• The problem: Everything from the line containing "Rebuild this chart" to the line containing "ax2 = fig.add_axes([0.161, 0.0821, 0.798, 0.397])", both lines included, must be copied exactly; nothing else should be.

• Rows from a dataset of charts and code:
________________________

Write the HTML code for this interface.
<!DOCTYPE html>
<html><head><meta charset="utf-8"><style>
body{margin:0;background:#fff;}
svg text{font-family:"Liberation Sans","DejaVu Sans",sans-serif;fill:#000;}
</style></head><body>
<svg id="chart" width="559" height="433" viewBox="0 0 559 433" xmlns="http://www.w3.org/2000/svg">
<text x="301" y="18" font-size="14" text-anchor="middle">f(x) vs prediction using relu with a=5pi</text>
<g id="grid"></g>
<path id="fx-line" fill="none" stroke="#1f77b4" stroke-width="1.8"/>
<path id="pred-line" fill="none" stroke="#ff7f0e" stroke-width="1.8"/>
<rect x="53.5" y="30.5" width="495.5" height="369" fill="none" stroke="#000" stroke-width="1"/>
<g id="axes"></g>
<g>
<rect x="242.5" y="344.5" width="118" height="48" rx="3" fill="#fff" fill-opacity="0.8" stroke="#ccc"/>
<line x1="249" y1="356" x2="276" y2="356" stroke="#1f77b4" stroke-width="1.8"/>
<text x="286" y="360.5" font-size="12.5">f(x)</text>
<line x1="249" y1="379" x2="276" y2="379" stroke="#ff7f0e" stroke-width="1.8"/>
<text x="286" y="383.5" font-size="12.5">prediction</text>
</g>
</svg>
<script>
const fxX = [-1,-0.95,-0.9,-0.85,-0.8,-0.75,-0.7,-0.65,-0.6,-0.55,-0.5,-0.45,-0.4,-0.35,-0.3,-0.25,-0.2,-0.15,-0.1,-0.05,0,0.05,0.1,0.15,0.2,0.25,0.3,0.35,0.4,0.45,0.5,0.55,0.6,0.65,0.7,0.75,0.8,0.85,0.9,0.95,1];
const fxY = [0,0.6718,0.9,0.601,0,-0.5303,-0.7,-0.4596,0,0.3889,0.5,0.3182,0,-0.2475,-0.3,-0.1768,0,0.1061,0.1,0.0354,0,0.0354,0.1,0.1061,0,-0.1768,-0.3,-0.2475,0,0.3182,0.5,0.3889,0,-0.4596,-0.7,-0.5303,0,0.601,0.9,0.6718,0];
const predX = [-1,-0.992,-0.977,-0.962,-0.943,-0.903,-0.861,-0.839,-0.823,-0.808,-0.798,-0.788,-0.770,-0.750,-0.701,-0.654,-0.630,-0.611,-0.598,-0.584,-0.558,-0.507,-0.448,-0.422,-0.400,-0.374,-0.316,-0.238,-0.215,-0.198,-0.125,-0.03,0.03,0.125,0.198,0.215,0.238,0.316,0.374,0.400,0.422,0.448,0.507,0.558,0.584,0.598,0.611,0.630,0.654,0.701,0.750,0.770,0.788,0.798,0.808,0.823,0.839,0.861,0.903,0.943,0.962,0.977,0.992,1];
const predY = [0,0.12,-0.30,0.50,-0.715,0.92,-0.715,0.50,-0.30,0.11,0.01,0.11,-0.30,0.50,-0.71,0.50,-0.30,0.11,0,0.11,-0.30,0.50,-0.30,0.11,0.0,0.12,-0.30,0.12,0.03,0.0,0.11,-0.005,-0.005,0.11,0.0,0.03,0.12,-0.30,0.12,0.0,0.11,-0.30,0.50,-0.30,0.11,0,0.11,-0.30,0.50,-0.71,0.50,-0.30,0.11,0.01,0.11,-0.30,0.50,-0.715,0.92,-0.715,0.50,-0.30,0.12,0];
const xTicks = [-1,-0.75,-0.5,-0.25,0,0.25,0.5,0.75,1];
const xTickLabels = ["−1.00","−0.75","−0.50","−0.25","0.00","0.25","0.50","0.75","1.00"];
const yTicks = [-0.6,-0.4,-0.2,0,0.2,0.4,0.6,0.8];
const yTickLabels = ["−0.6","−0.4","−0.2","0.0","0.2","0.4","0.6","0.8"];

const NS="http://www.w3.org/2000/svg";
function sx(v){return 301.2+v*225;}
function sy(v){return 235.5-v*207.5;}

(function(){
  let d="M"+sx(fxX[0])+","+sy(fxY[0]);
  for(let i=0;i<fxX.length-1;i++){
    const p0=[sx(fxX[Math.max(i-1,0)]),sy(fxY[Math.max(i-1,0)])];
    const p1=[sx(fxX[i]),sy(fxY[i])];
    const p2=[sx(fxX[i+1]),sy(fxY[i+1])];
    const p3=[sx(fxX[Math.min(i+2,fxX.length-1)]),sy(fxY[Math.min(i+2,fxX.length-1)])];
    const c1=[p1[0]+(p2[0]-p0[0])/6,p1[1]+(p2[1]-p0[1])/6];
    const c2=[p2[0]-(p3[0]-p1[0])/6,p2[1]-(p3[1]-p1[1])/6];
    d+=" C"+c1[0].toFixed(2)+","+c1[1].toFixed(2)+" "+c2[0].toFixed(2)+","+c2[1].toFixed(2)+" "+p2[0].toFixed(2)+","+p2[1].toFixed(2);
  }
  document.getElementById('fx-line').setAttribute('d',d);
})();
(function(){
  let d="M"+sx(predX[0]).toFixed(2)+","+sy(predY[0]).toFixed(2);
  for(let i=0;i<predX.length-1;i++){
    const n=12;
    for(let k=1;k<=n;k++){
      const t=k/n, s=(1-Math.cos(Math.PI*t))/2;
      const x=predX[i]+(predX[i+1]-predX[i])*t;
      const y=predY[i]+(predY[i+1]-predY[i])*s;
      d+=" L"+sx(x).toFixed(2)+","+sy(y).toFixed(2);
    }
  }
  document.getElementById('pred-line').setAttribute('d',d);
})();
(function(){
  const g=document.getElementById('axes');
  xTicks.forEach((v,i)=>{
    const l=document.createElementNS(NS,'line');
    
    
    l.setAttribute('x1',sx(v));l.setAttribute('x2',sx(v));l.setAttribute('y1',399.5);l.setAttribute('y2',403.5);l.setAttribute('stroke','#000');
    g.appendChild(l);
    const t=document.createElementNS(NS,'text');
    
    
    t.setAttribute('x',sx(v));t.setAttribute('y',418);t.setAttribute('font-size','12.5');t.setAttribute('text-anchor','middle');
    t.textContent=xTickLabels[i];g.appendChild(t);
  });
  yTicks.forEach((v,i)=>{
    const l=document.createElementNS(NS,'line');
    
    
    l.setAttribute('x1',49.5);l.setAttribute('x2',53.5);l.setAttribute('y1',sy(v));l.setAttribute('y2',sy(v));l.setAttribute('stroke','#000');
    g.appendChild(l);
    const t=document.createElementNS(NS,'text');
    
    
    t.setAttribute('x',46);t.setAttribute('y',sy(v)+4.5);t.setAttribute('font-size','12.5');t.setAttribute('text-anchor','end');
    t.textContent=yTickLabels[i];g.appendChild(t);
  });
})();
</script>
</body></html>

________________________

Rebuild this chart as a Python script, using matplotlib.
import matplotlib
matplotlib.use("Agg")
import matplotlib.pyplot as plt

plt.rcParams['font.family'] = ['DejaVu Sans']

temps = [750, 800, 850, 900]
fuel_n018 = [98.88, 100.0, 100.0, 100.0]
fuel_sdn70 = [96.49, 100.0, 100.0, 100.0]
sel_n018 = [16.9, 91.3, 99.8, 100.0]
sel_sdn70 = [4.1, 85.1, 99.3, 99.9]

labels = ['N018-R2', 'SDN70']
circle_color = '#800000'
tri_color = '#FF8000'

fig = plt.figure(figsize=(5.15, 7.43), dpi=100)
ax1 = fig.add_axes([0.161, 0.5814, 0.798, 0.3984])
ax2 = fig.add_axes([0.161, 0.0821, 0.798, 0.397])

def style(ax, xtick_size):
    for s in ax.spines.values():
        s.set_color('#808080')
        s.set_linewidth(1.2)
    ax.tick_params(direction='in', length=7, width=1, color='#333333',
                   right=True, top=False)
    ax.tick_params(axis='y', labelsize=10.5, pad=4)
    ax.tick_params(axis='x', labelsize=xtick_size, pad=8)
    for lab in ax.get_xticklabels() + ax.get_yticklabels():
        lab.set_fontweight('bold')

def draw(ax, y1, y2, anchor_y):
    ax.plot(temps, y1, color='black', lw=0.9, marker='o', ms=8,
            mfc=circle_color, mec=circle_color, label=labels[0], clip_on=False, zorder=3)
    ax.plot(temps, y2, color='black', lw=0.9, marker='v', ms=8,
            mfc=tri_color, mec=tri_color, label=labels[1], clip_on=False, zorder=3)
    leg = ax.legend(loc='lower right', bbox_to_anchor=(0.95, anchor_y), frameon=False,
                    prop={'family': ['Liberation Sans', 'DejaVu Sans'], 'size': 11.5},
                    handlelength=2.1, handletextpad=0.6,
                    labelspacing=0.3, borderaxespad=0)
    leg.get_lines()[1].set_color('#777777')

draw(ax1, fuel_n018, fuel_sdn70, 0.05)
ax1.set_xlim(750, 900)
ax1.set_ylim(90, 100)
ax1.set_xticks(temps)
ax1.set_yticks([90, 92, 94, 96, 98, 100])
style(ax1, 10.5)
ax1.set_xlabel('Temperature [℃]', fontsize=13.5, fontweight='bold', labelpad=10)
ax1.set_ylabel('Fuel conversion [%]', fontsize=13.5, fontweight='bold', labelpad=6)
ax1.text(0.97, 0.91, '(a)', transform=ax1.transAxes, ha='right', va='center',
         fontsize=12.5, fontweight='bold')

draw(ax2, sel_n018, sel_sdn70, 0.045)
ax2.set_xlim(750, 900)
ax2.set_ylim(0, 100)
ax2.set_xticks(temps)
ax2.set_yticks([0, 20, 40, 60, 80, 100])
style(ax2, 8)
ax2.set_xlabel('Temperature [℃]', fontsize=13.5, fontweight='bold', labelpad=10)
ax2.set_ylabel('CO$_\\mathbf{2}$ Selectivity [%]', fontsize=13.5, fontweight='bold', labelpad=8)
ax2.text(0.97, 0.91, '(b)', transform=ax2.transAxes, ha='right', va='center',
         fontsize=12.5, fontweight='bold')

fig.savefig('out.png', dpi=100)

________________________

• The response:
Rebuild this chart as a Python script, using matplotlib.
import matplotlib
matplotlib.use("Agg")
import matplotlib.pyplot as plt

plt.rcParams['font.family'] = ['DejaVu Sans']

temps = [750, 800, 850, 900]
fuel_n018 = [98.88, 100.0, 100.0, 100.0]
fuel_sdn70 = [96.49, 100.0, 100.0, 100.0]
sel_n018 = [16.9, 91.3, 99.8, 100.0]
sel_sdn70 = [4.1, 85.1, 99.3, 99.9]

labels = ['N018-R2', 'SDN70']
circle_color = '#800000'
tri_color = '#FF8000'

fig = plt.figure(figsize=(5.15, 7.43), dpi=100)
ax1 = fig.add_axes([0.161, 0.5814, 0.798, 0.3984])
ax2 = fig.add_axes([0.161, 0.0821, 0.798, 0.397])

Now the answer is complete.